The Effect of Non-Monetary Incentives on Unit and Item Non-Response in Surveys on Intimate Topics
The use of noncontingent incentives constitutes a well-established technique in order to reduce both item- and unit-nonresponse in self-administered surveys. While the current state of research clearly indicates that monetary incentives included in the initial mailing should be the method of choice, the use of nonmonetary incentives might be more appropriate in at least two situations: Depending on the study area, various regulations on data protection or budget restrictions might prohibit researchers from sending multiple follow-up reminders as suggested in Dillmans' Total Design Method (TDM). Current research indicates that low-value nonmonetary incentives can serve as a substitute for the absence of follow-up mailings to a certain degree. Secondly, the use of monetary incentives might be disadvantageous in interaction with certain survey-topics (e.g. topics that correspond to reciprocity, morality or other social desirable norms as well as intimate questions) and might even turn out to provoke reactance on the respondent's side.
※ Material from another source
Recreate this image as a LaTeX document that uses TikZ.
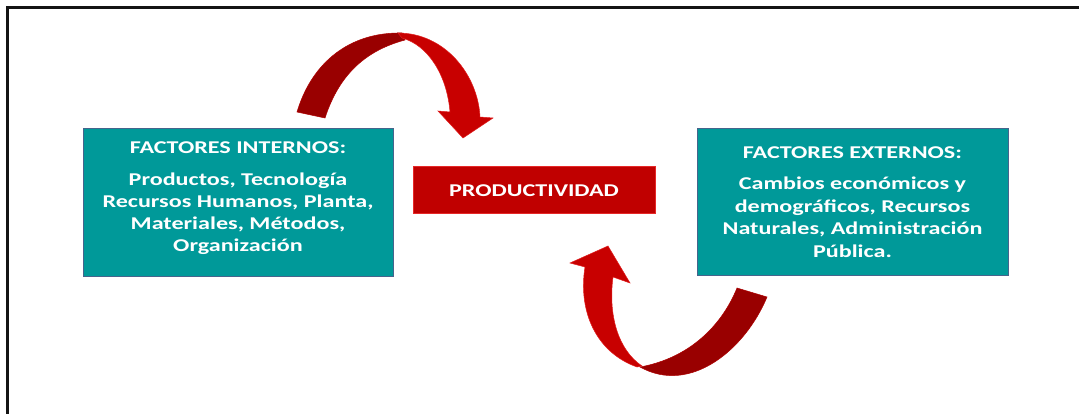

The contribution renders the adequacy of nonmonetary incentives under these two conditions and presents the results of an experimental designed study. Within a German sample of 4000 target respondents, who received a survey on "Morality and Conscience in modern life", the initial mailing of a ball pen showed significant effects on the following criteria:
- Response rate (unit-and item-non response) and response-speed
- Data Quality (Elaborateness of answers to open-ended questions and Reduction of Acquiescence Response Patterns)
The findings suggest that the use of low-value nonmonetary incentives is a cost efficient strategy to improve data quality, especially in the context of intimate or personal topics. Because of their more subtle character, small gifts may even be more appropriate than cash- or money-related incentives in certain contexts.